A few years ago I had the idea to write a field guide to ending the war on nature, a compendium of the many animals on earth which were threatened with extinction, and what we could do to reverse the trajectory. It was not the book I ended up writing.
There were so many personal stories in my life travels and many with field biologists through the years, that it seemed telling these stories might be the best way to talk about wildlife, their place on earth and the efforts being made to protect them.

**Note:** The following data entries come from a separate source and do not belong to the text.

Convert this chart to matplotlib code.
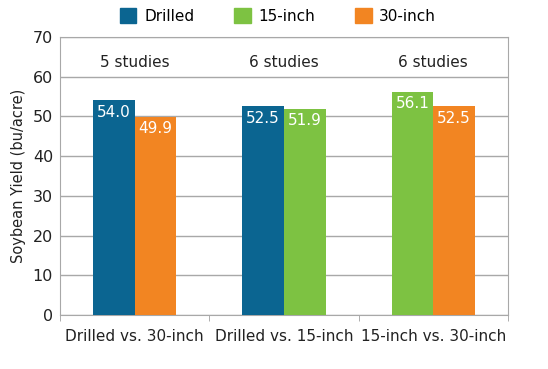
import matplotlib.pyplot as plt
import numpy as np

groups = ["Drilled vs. 30-inch", "Drilled vs. 15-inch", "15-inch vs. 30-inch"]
studies = ["5 studies", "6 studies", "6 studies"]
series = ["Drilled", "15-inch", "30-inch"]
colors = {"Drilled": "#0b6591", "15-inch": "#7dc242", "30-inch": "#f28522"}
# each group: (left series, left value, right series, right value)
left_series = ["Drilled", "Drilled", "15-inch"]
left_vals = [54.0, 52.5, 56.1]
right_series = ["30-inch", "15-inch", "30-inch"]
right_vals = [49.9, 51.9, 52.5]

plt.rcParams["font.family"] = "DejaVu Sans"
fig, ax = plt.subplots(figsize=(5.48, 3.69), dpi=100)
fig.subplots_adjust(left=0.1095, right=0.927, top=0.9, bottom=0.1463)

x = np.arange(len(groups))
w = 0.28
for i in range(len(groups)):
    for xs, s, v in [(x[i] - w / 2, left_series[i], left_vals[i]), (x[i] + w / 2, right_series[i], right_vals[i])]:
        ax.bar(xs, v, w, color=colors[s], zorder=3)
        ax.annotate(f"{v:.1f}", (xs, v), xytext=(0, -3), textcoords="offset points",
                    ha="center", va="top", color="white", fontsize=11, zorder=4)
    ax.text(x[i], 63.6, studies[i], ha="center", va="center", fontsize=11, color="#222222")

ax.set_xlim(-0.5, 2.5)
ax.set_ylim(0, 70)
ax.set_yticks(range(0, 71, 10))
ax.set_xticks(x)
ax.set_xticklabels(groups, fontsize=11, color="#222222")
ax.tick_params(axis="x", length=0, pad=10)
ax.set_xticks([-0.5, 0.5, 1.5, 2.5], minor=True)
ax.tick_params(axis="x", which="minor", length=4, color="#a0a0a0")
ax.tick_params(axis="y", length=0, labelsize=11.5, labelcolor="#222222", pad=5)
ax.grid(axis="y", color="#a8a8a8", linewidth=1, zorder=0)
for sp in ax.spines.values():
    sp.set_color("#a8a8a8")
ax.set_ylabel("Soybean Yield (bu/acre)", fontsize=10.5, color="#222222", labelpad=5)

handles = [plt.Rectangle((0, 0), 1, 1, color=colors[s]) for s in series]
fig.legend(handles, series, loc="upper center", bbox_to_anchor=(0.507, 1.015), ncol=3,
           frameon=False, fontsize=11, handlelength=1.1, handleheight=1.1,
           columnspacing=2.6, handletextpad=0.5)

fig.savefig("out.png", dpi=100)
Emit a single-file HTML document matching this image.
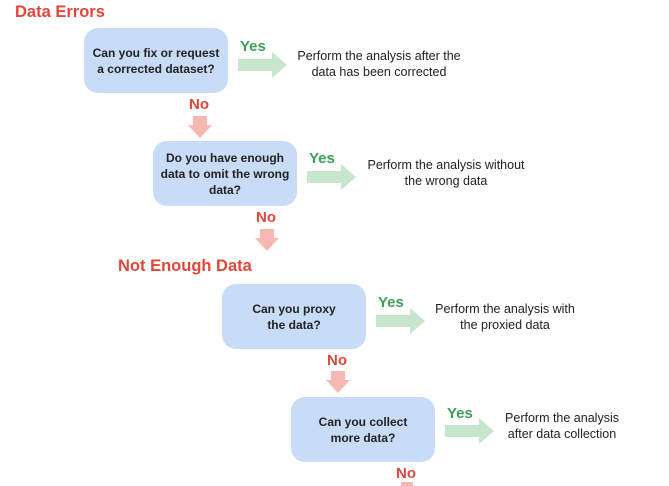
<!DOCTYPE html><html><head><style>
body{margin:0;width:669px;height:486px;background:#fff;position:relative;overflow:hidden;font-family:"Liberation Sans",sans-serif}
.t{position:absolute;color:#e2463b;font-weight:bold;font-size:16.5px}
.b{position:absolute;width:144px;height:65px;background:#c8dbf7;border-radius:14px;display:flex;align-items:center;justify-content:center;text-align:center;font-weight:bold;font-size:12px;line-height:16px;color:#222}
.y{position:absolute;color:#3c9e57;font-weight:bold;font-size:15px}
.n{position:absolute;color:#e2463b;font-weight:bold;font-size:15px}
.r{position:absolute;font-size:12.5px;line-height:16px;text-align:center;color:#222;width:190px}
svg{position:absolute;left:0;top:0}
</style></head><body>
<div class="t" style="left:15px;top:3px">Data Errors</div>
<div class="t" style="left:118px;top:257px">Not Enough Data</div>
<div class="b" style="left:84px;top:28px">Can you fix or request<br>a corrected dataset?</div>
<div class="b" style="left:153px;top:141px">Do you have enough<br>data to omit the wrong<br>data?</div>
<div class="b" style="left:222px;top:284px">Can you proxy<br>the data?</div>
<div class="b" style="left:291px;top:397px">Can you collect<br>more data?</div>
<div class="y" style="left:240px;top:38px">Yes</div>
<div class="y" style="left:309px;top:150px">Yes</div>
<div class="y" style="left:378px;top:294px">Yes</div>
<div class="y" style="left:447px;top:405px">Yes</div>
<div class="n" style="left:189px;top:96px">No</div>
<div class="n" style="left:256px;top:209px">No</div>
<div class="n" style="left:327px;top:352px">No</div>
<div class="n" style="left:396px;top:465px">No</div>
<div class="r" style="left:284px;top:48px">Perform the analysis after the<br>data has been corrected</div>
<div class="r" style="left:351px;top:157px">Perform the analysis without<br>the wrong data</div>
<div class="r" style="left:410px;top:301px">Perform the analysis with<br>the proxied data</div>
<div class="r" style="left:467px;top:410px">Perform the analysis<br>after data collection</div>
<svg width="669" height="486">
<g fill="#c6e6cd">
<polygon points="238,59 272,59 272,52 287,65 272,78 272,71 238,71"/>
<polygon points="307,171 341,171 341,164 356,177 341,190 341,183 307,183"/>
<polygon points="376,315 410,315 410,308 425,321 410,334 410,327 376,327"/>
<polygon points="445,425 479,425 479,418 494,431 479,444 479,437 445,437"/>
</g>
<g fill="#f6b9b1">
<polygon points="193,116 207,116 207,125 212,125 200,138 188,125 193,125"/>
<polygon points="260,229 274,229 274,238 279,238 267,251 255,238 260,238"/>
<polygon points="331,371 345,371 345,380 350,380 338,393 326,380 331,380"/>
<rect x="401" y="482" width="12" height="4"/>
</g>
</svg>
</body></html>
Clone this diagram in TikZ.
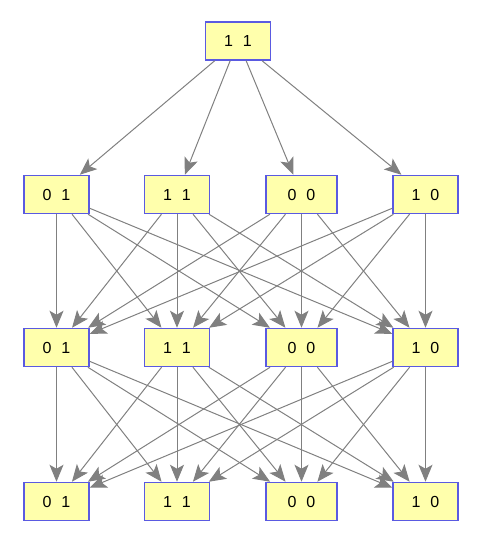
\documentclass[tikz,border=0pt]{standalone}
\usepackage{fontspec}
\setmainfont{Liberation Sans}
\usetikzlibrary{arrows.meta}
\definecolor{nodefill}{RGB}{255,255,172}
\definecolor{nodedraw}{RGB}{90,90,225}
\definecolor{edgegray}{RGB}{128,128,128}
\tikzset{
  vbox/.style={draw=nodedraw, line width=1.5pt, fill=nodefill, minimum width=65pt, minimum height=38pt, inner sep=0pt, font=\fontsize{16}{18}\selectfont},
  wbox/.style={vbox, minimum width=71pt},
  bigtip/.tip={Stealth[length=17pt,width=14pt,inset=4pt]},
  conn/.style={draw=edgegray, line width=1pt, arrows={-bigtip}}
}
\newcommand{\pr}[2]{#1\hspace{0.62em}#2}
\begin{document}
\begin{tikzpicture}[x=1pt,y=1pt]
\useasboundingbox (0,0) rectangle (477,550);
\node[vbox] (t) at (238,509) {\pr11};
% row 2
\node[vbox] (a01) at (56.5,355.5) {\pr01};
\node[vbox] (a11) at (177,355.5) {\pr11};
\node[wbox] (a00) at (301.5,355.5) {\pr00};
\node[vbox] (a10) at (425.5,355.5) {\pr10};
% row 3
\node[vbox] (b01) at (56.5,202.5) {\pr01};
\node[vbox] (b11) at (177,202.5) {\pr11};
\node[wbox] (b00) at (301.5,202.5) {\pr00};
\node[vbox] (b10) at (425.5,202.5) {\pr10};
% row 4
\node[vbox] (c01) at (56.5,48.5) {\pr01};
\node[vbox] (c11) at (177,48.5) {\pr11};
\node[wbox] (c00) at (301.5,48.5) {\pr00};
\node[vbox] (c10) at (425.5,48.5) {\pr10};
\foreach \j in {01,11,00,10} {
  \draw[conn] (t) -- (a\j);
}
\foreach \i in {01,11,00,10} {
  \foreach \j in {01,11,00,10} {
    \draw[conn] (a\i) -- (b\j);
    \draw[conn] (b\i) -- (c\j);
  }
}
\end{tikzpicture}
\end{document}
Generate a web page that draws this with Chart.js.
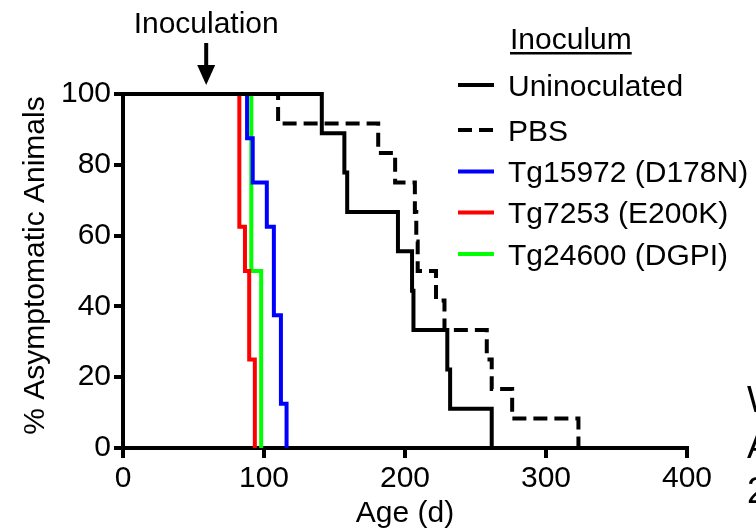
<!DOCTYPE html>
<html>
<head>
<meta charset="utf-8">
<script src="https://cdn.jsdelivr.net/npm/chart.js@4"></script>
<style>
  html, body { margin: 0; padding: 0; background: #fff; }
  canvas { display: block; }
</style>
</head>
<body>
<canvas id="myChart" width="756" height="532"></canvas>
<script>
// survival data (days, % asymptomatic)
const uninocDays = [0, 141, 157, 159, 195, 205, 206, 230, 232, 261.5];
const uninocPct = [100, 88.9, 77.8, 66.7, 55.6, 44.4, 33.3, 22.2, 11.1, 0];

const pbsDays = [0, 110, 181, 193, 207, 208, 209, 222, 228, 258, 261.5, 276, 323];
const pbsPct = [100, 91.7, 83.3, 75, 66.7, 58.3, 50, 41.7, 33.3, 25, 16.7, 8.3, 0];

const d178nDays = [0, 88, 92, 102, 107, 112, 116];
const d178nPct = [100, 87.5, 75, 62.5, 37.5, 12.5, 0];

const e200kDays = [0, 82.5, 86.5, 89.5, 93.5];
const e200kPct = [100, 62.5, 50, 25, 0];

const dgpiDays = [0, 91, 98];
const dgpiPct = [100, 50, 0];

const seriesLabels = ["Uninoculated", "PBS", "Tg15972 (D178N)", "Tg7253 (E200K)", "Tg24600 (DGPI)"];
const xTicks = [0, 100, 200, 300, 400];
const yTicks = [0, 20, 40, 60, 80, 100];
const inoculationDay = 59;
const yTitle = "% Asymptomatic Animals";
const cutOffLines = ["W", "A", "2"];

const FONT = "'Liberation Sans', Arial, sans-serif";

function toPoints(days, pct) {
  return days.map((d, i) => ({ x: d, y: pct[i] }));
}

function makeSet(label, days, pct, color, dash) {
  return {
    label: label,
    data: toPoints(days, pct),
    borderColor: color,
    backgroundColor: color,
    borderWidth: 4,
    borderDash: dash || [],
    pointRadius: 0,
    stepped: "before",
    fill: false,
    clip: false,
  };
}

// extra drawing: y title, inoculation arrow, legend, cut-off text on the right
const extras = {
  id: "extras",
  afterDraw(chart) {
    const ctx = chart.ctx;
    const xs = chart.scales.x;
    ctx.save();
    ctx.fillStyle = "#000";
    ctx.strokeStyle = "#000";
    ctx.font = "30px " + FONT;

    // y axis title (sits a little above the plot centre in the original)
    ctx.save();
    ctx.translate(43.5, 265.5);
    ctx.rotate(-Math.PI / 2);
    ctx.textAlign = "center";
    ctx.textBaseline = "alphabetic";
    ctx.fillText(yTitle, 0, 0);
    ctx.restore();

    // Inoculation label + arrow
    const ax = xs.getPixelForValue(inoculationDay);
    ctx.textAlign = "center";
    ctx.textBaseline = "alphabetic";
    ctx.fillText("Inoculation", ax, 33);
    ctx.lineWidth = 4;
    ctx.beginPath();
    ctx.moveTo(ax, 43);
    ctx.lineTo(ax, 68);
    ctx.stroke();
    ctx.beginPath();
    ctx.moveTo(ax - 9, 65);
    ctx.lineTo(ax + 9, 65);
    ctx.lineTo(ax, 85);
    ctx.closePath();
    ctx.fill();

    // legend
    ctx.textAlign = "left";
    ctx.fillText("Inoculum", 510, 49);
    const w = ctx.measureText("Inoculum").width;
    ctx.fillRect(510, 52, w, 2.5);
    const rowY = [85, 130, 171.5, 212.5, 254];
    chart.data.datasets.forEach((ds, i) => {
      const y = rowY[i];
      ctx.strokeStyle = ds.borderColor;
      ctx.lineWidth = 4;
      ctx.setLineDash(ds.borderDash);
      ctx.beginPath();
      ctx.moveTo(458, y);
      ctx.lineTo(494, y);
      ctx.stroke();
      ctx.setLineDash([]);
      ctx.fillText(ds.label, 508, y + 10.5);
    });

    // text cut by the right edge
    ctx.font = "36px " + FONT;
    cutOffLines.forEach((t, i) => {
      ctx.fillText(t, 747, 412 + i * 45.5);
    });
    ctx.restore();
  },
};

const chart = new Chart(document.getElementById("myChart").getContext("2d"), {
  type: "line",
  data: {
    datasets: [
      makeSet(seriesLabels[0], uninocDays, uninocPct, "#000000"),
      makeSet(seriesLabels[1], pbsDays, pbsPct, "#000000", [14, 7]),
      makeSet(seriesLabels[2], d178nDays, d178nPct, "#0000ff"),
      makeSet(seriesLabels[3], e200kDays, e200kPct, "#ff0000"),
      makeSet(seriesLabels[4], dgpiDays, dgpiPct, "#00ff00"),
    ],
  },
  options: {
    responsive: false,
    animation: false,
    layout: { padding: { top: 94, right: 69, left: 0, bottom: 0 } },
    plugins: {
      legend: { display: false },
      tooltip: { enabled: false },
    },
    scales: {
      x: {
        type: "linear",
        min: 0,
        max: 400,
        afterBuildTicks: (s) => { s.ticks = xTicks.map((v) => ({ value: v })); },
        afterFit: (s) => { s.height = 84; },
        grid: { drawOnChartArea: false, drawTicks: true, tickLength: 10, color: "#000", lineWidth: 4 },
        border: { display: true, color: "#000", width: 4 },
        ticks: { color: "#000", font: { family: FONT, size: 30 }, padding: 3, maxRotation: 0 },
        title: { display: true, text: "Age (d)", color: "#000", font: { family: FONT, size: 30 }, padding: { top: 0, bottom: 0 } },
      },
      y: {
        min: 0,
        max: 100,
        afterBuildTicks: (s) => { s.ticks = yTicks.map((v) => ({ value: v })); },
        afterFit: (s) => { s.width = 123; },
        grid: { drawOnChartArea: false, drawTicks: true, tickLength: 9, color: "#000", lineWidth: 4 },
        border: { display: true, color: "#000", width: 4 },
        ticks: { color: "#000", font: { family: FONT, size: 30 }, padding: 3 },
        title: { display: false },
      },
    },
  },
  plugins: [extras],
});
</script>
</body>
</html>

The chapters took on a life of their own and each country I visited, each scientist I encountered studying a species, presented a theme, a blueprint of a problem and its possible solution. “Peru” became about a scraggly little tree called the polylepsis high in the Andes which supported a few hundred Royal Cinclodes thrushes while the people decimated it for much needed firewood. “Bahamas” was about protecting a few remote cays so the endangered Piping Plover wintering there could return safely to its breeding grounds in the USA in the spring. “Newfoundland” told the story of one Cod fisherman whose way of life ended with the collapse of the fish due to greed that once fed much of the western world.
It is also the story of my birth as a conservationist, the people who influenced my thinking, and my life in wildlife. When I fell in love with birds it was natural for me to want to protect them. It is as simple as that. Conservation is a process, not an event, as the great field biologist George Schaller says. It is ongoing. It is about staying the course to end harmful chemicals in our air, water and soil, to keep forests, fields and shores safe from over development and excessive human incursion. It is about curbing carbon emissions into the atmosphere to mitigate climate extremes and leave a viable planet for our children’s children and the animals and other natural resources we live with and depend on.